Сосны шумели на ветру — внизу-то, у подножья, было тихо — протяжно, тревожно и радостно. Ветер то стихал, словно прислушивался к чему-то, то порывисто срывался, и тогда с разлапистых, отяжелевших ветвей падал снег и рассыпался пушистым холодным облаком.

— У вас такие доверчивые, сияющие глаза, — проговорил Ермак смущенно, — как будто вы ждете от жизни одной радости.

— А разве это не так?

— Жизнь не может быть сплошной радостью, — с сожалением ко мне проговорил Ермак.

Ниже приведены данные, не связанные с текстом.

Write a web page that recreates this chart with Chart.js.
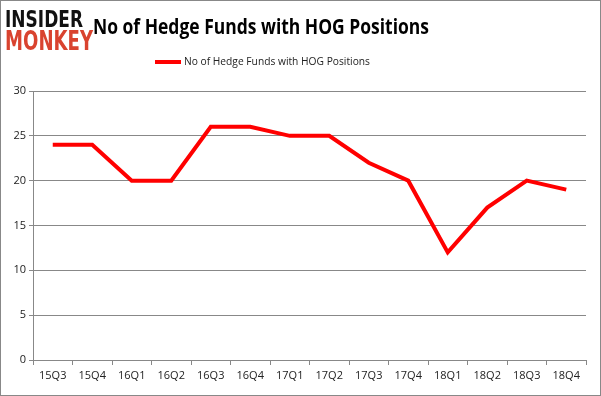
<!DOCTYPE html>
<html>
<head>
<meta charset="utf-8">
<script src="https://cdn.jsdelivr.net/npm/chart.js@4/dist/chart.umd.min.js"></script>
<style>
  body { margin: 0; background: #fff; }
  #wrap { position: relative; width: 601px; height: 396px; border: 1px solid #888; box-sizing: border-box; }
  #c { display: block; }
</style>
</head>
<body>
<div id="wrap"><canvas id="c" width="599" height="394"></canvas></div>
<script>
// 数据
var quarters = ['15Q3', '15Q4', '16Q1', '16Q2', '16Q3', '16Q4', '17Q1', '17Q2', '17Q3', '17Q4', '18Q1', '18Q2', '18Q3', '18Q4'];
var hedgeFunds = [24, 24, 20, 20, 26, 26, 25, 25, 22, 20, 12, 17, 20, 19];
var yTicks = [0, 5, 10, 15, 20, 25, 30];
var seriesName = 'No of Hedge Funds with HOG Positions';
var chartTitle = 'No of Hedge Funds with HOG Positions';

// 画 logo、标题和图例
var headerPlugin = {
    id: 'header',
    afterDraw: function (chart) {
        var ctx = chart.ctx;
        ctx.save();
        // logo
        ctx.textBaseline = 'alphabetic';
        ctx.textAlign = 'left';
        ctx.fillStyle = '#111';
        ctx.font = 'bold 23px "DejaVu Sans"';
        ctx.fillText('INSIDER', 4, 26, 78);
        ctx.fillStyle = '#d9432f';
        ctx.font = 'bold 27px "DejaVu Sans"';
        ctx.fillText('MONKEY', 4, 49, 88);
        // 标题
        ctx.fillStyle = '#000';
        ctx.font = 'bold 22px "Open Sans"';
        ctx.textAlign = 'center';
        ctx.fillText(chartTitle, 260, 33, 336);
        // 图例
        var ds = chart.data.datasets[0];
        ctx.font = '11.5px "Open Sans"';
        ctx.textAlign = 'left';
        ctx.textBaseline = 'middle';
        ctx.strokeStyle = ds.borderColor;
        ctx.lineWidth = 4;
        ctx.beginPath();
        ctx.moveTo(154, 61);
        ctx.lineTo(180, 61);
        ctx.stroke();
        ctx.fillStyle = '#222';
        ctx.fillText(ds.label, 183, 61, 186);
        ctx.restore();
    }
};

new Chart(document.getElementById('c'), {
    type: 'line',
    data: {
        labels: quarters,
        datasets: [{
            label: seriesName,
            data: hedgeFunds,
            borderColor: '#ff0000',
            backgroundColor: '#ff0000',
            borderWidth: 4,
            fill: false,
            tension: 0,
            pointRadius: 0
        }]
    },
    options: {
        responsive: false,
        animation: false,
        layout: { padding: { top: 90, right: 14, left: 0, bottom: 0 } },
        plugins: {
            legend: { display: false },
            title: { display: false },
            tooltip: { enabled: false }
        },
        scales: {
            x: {
                offset: true,
                grid: { offset: true, drawOnChartArea: false, tickLength: 5, color: '#888' },
                border: { color: '#888' },
                ticks: { color: '#222', font: { size: 11, family: 'Open Sans' }, padding: 4, maxRotation: 0 },
                afterFit: function (s) { s.height = 35; }
            },
            y: {
                min: 0,
                max: 30,
                afterBuildTicks: function (s) { s.ticks = yTicks.map(function (v) { return { value: v }; }); },
                grid: { color: '#888', tickLength: 4 },
                border: { color: '#888' },
                ticks: { color: '#222', font: { size: 11, family: 'Open Sans' }, padding: 3 },
                afterFit: function (s) { s.width = 32; }
            }
        }
    },
    plugins: [headerPlugin]
});
</script>
</body>
</html>
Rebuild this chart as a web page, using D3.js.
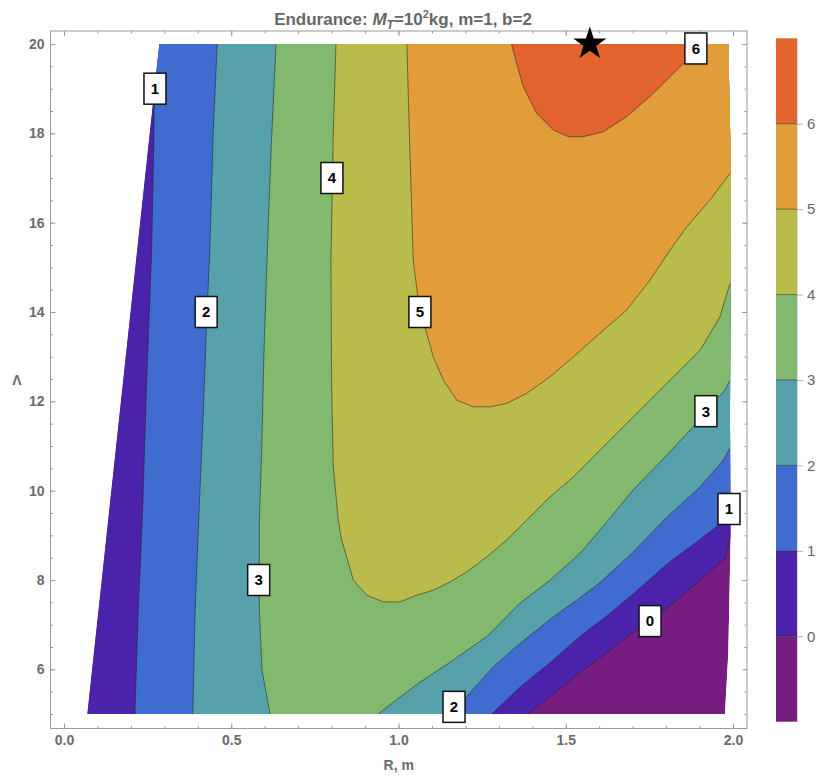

— Но сама жизнь — это радость! — воскликнула я уверенно.

Ермак медленно покачал головой.

— В жизни еще много тяжелого и страшного. Вот я сейчас иду на лыжах сосновым бором с доброй и славной девушкой — мне хорошо, но я не могу забыть: Зине Рябининой грозит опасность, а кто-то бьет сейчас сынишку, которого нельзя бить, потому что у него слишком развито чувство достоинства. Или Шурку Герасимова с его тягой к добру и… моральной неустойчивостью. А рядом с ними Зомби… У него даже сентиментальность, свойственная преступникам, отсутствует, что такое добро, он просто не понимает, не может понять. А чувство юмора у него так искажено, что он может найти смешным то, что всякому нормальному человеку покажется жутким. Сталкиваясь со злом по роду своей работы, я никак не могу согласиться, что жизнь — это одна радость…

— Но не все же вокруг нас преступники! — воскликнула я в отчаянии.

— Конечно, не все, но, пока остается хоть один, я не могу согласиться, что жизнь это только радость.

— Ну а простое человеческое счастье… пройти лесной тропинкой по утру и услышать пение птиц — разве это не радость? А это ведь всем доступно!

— Радоваться пению птиц в лесу можно лишь тогда, когда на душе мир и покой. А такой, как Зомби, способен бросить камнем в поющего соловья.

Дался ему этот проклятый Зомби!

— Но вы-то радуетесь?

— Я радуюсь, но не могу забыть, что Зомби существует. Я не знаю, как пробудить в Зомби человечность. Пытался не раз… ничего не вышло. Его очень это потешало. Он очень смешлив — по-своему.